Life as a cub at Tiger Kingdom is a walk in the park compared to adulthood. Most of the adults are confined in cages 24 hours a day and are only let out on busy days when the operation swells with visitors who want tiger selfies. (Tiger selfies are extraordinarily popular with men who use them on dating site profiles, and Buddy’s home state of New York went so far as to ban tiger selfies because of their prevalence.)

When you consider the context, it’s really not surprising when someone like Waraschaya Akkarachaiyapas feels perfectly comfortable literally molesting the animals for her amusement.

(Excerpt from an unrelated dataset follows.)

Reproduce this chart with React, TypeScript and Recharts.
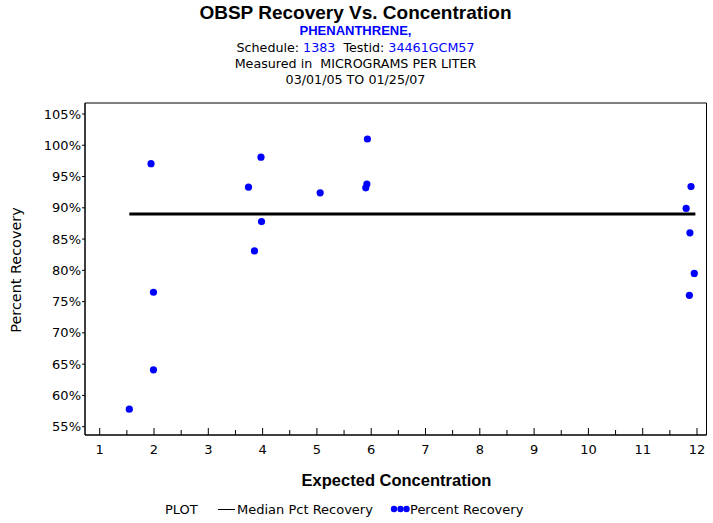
import React from "react";
import {
  ComposedChart,
  Scatter,
  XAxis,
  YAxis,
  ReferenceArea,
} from "recharts";

// ---- data ----
const concentration = [1.545, 1.945, 1.99, 1.99, 3.74, 3.85, 3.97, 3.98, 5.06, 5.93, 5.92, 5.9, 11.8, 11.89, 11.87, 11.95, 11.86];
const recovery = [57.8, 97.05, 76.5, 64.1, 93.3, 83.1, 98.1, 87.8, 92.4, 101.0, 93.8, 93.2, 89.9, 93.4, 86.0, 79.5, 76.0];
const medianX = [1.545, 11.97];
const medianPct = [89.0, 89.0];
const xTicks = [1, 1.5, 2, 2.5, 3, 3.5, 4, 4.5, 5, 5.5, 6, 6.5, 7, 7.5, 8, 8.5, 9, 9.5, 10, 10.5, 11, 11.5, 12];
const yTicks = [55, 60, 65, 70, 75, 80, 85, 90, 95, 100, 105];
const xDomain = [0.729, 12.175];
const yDomain = [53.67, 106.76];

const points = concentration.map((x, i) => ({ x, y: recovery[i] }));
const medianData = medianX.map((x, i) => ({ x, y: medianPct[i] }));

const FONT = "'DejaVu Sans', sans-serif";
const BOLD = "'Liberation Sans', Arial, sans-serif";
const BLUE = "#0000ff";

const XTick = (props: any) => {
  const { x, y, payload } = props;
  const v = payload.value;
  const major = Number.isInteger(v);
  return (
    <g>
      <line x1={x} x2={x} y1={y} y2={y - (major ? 7 : 5)} stroke="#000" strokeWidth={1} />
      {major && (
        <text x={x} y={y + 18.5} textAnchor="middle" fontSize={13} fontFamily={FONT} fill="#000">
          {v}
        </text>
      )}
    </g>
  );
};

const Dot = (props: any) => <circle cx={props.cx} cy={props.cy} r={3.6} fill={BLUE} />;
const NoShape = () => <g />;

export default function App() {
  return (
    <div style={{ position: "absolute", left: 0, top: 0, width: 713, height: 523, background: "#fff" }}>
      <ComposedChart
        width={713}
        height={523}
        margin={{ top: 103, right: 6.5, bottom: 58, left: 25 }}
      >
        <XAxis
          type="number"
          dataKey="x"
          domain={xDomain}
          ticks={xTicks}
          interval={0}
          allowDataOverflow
          height={30}
          tickLine={false}
          tickSize={0}
          tickMargin={0}
          tick={<XTick />}
          axisLine={{ stroke: "#000" }}
        />
        <YAxis
          type="number"
          dataKey="y"
          domain={yDomain}
          ticks={yTicks}
          interval={0}
          allowDataOverflow
          width={60}
          tickSize={3}
          tickMargin={1}
          tickFormatter={(v: number) => `${v}%`}
          tick={{ fontSize: 13, fill: "#000", fontFamily: FONT }}
          tickLine={{ stroke: "#000" }}
          axisLine={{ stroke: "#000" }}
        />
        <ReferenceArea
          x1={xDomain[0]}
          x2={xDomain[1]}
          y1={yDomain[0]}
          y2={yDomain[1]}
          fill="none"
          stroke="#000"
          strokeWidth={1}
          ifOverflow="visible"
        />
        <Scatter
          data={points}
          dataKey="y"
          shape={<Dot />}
          isAnimationActive={false}
        />
        <Scatter
          data={medianData}
          dataKey="y"
          line={{ stroke: "#000", strokeWidth: 3 }}
          shape={<NoShape />}
          isAnimationActive={false}
        />
      </ComposedChart>
      <svg
        width={713}
        height={523}
        style={{ position: "absolute", left: 0, top: 0, pointerEvents: "none" }}
      >
        <text x={355.5} y={19} textAnchor="middle" fontFamily={BOLD} fontWeight="bold" fontSize={19} fill="#000">
          OBSP Recovery Vs. Concentration
        </text>
        <text x={355.5} y={35} textAnchor="middle" fontFamily={BOLD} fontWeight="bold" fontSize={13} fill={BLUE}>
          PHENANTHRENE,
        </text>
        <text x={355.5} y={51.5} textAnchor="middle" fontFamily={FONT} fontSize={12.7} fill="#000" style={{ whiteSpace: "pre" }}>
          <tspan>Schedule: </tspan>
          <tspan fill={BLUE}>1383</tspan>
          <tspan>{"  Testid: "}</tspan>
          <tspan fill={BLUE}>34461GCM57</tspan>
        </text>
        <text x={355.5} y={67.5} textAnchor="middle" fontFamily={FONT} fontSize={12.7} fill="#000" style={{ whiteSpace: "pre" }}>
          {"Measured in  MICROGRAMS PER LITER"}
        </text>
        <text x={355.5} y={83.5} textAnchor="middle" fontFamily={FONT} fontSize={12.7} fill="#000">
          03/01/05 TO 01/25/07
        </text>
        <text x={396.5} y={486} textAnchor="middle" fontFamily={BOLD} fontWeight="bold" fontSize={16.5} fill="#000">
          Expected Concentration
        </text>
        <text
          x={0}
          y={0}
          transform="translate(21,270) rotate(-90)"
          textAnchor="middle"
          fontFamily={FONT}
          fontSize={14.4}
          fill="#000"
        >
          Percent Recovery
        </text>
        {/* legend */}
        <text x={165} y={514} fontFamily={FONT} fontSize={13} fill="#000">PLOT</text>
        <line x1={218} x2={235} y1={509.5} y2={509.5} stroke="#000" strokeWidth={1} />
        <text x={237} y={514} fontFamily={FONT} fontSize={13} fill="#000">Median Pct Recovery</text>
        <circle cx={394} cy={509} r={3.2} fill={BLUE} />
        <circle cx={400.5} cy={509} r={3.2} fill={BLUE} />
        <circle cx={406.5} cy={509} r={3.2} fill={BLUE} />
        <text x={410} y={514} fontFamily={FONT} fontSize={13} fill="#000">Percent Recovery</text>
      </svg>
    </div>
  );
}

We’ve poached this species to the brink of extinction and destroyed its habitat. We make rugs of their pelts, mount their taxidermied heads to our walls, sell their claws and teeth as trinkets, and grind their bones into dust for use in elixirs that allegedly cure ailments like baldness and erectile disfunction, according to ridiculous millennia-old folk medicine systems. (Having exhausted their supply of tigers to slaughter for traditional Chinese “medicine,” the Chinese have turned to poaching the Amazon’s jaguars to fuel their insatiable appetite for big cat parts. Jaguar poaching has skyrocketed “200 fold” in the last five years to fuel Chinese demand for animal parts.)

In that context, literally molesting a helpless animal is a drop in the ocean of abuse, decimation and the destruction of the dignity of these amazing animals. We’re supposed to be the intelligent species on this planet, the wise caretakers of the only world that we know of brimming with life. We are failing miserably.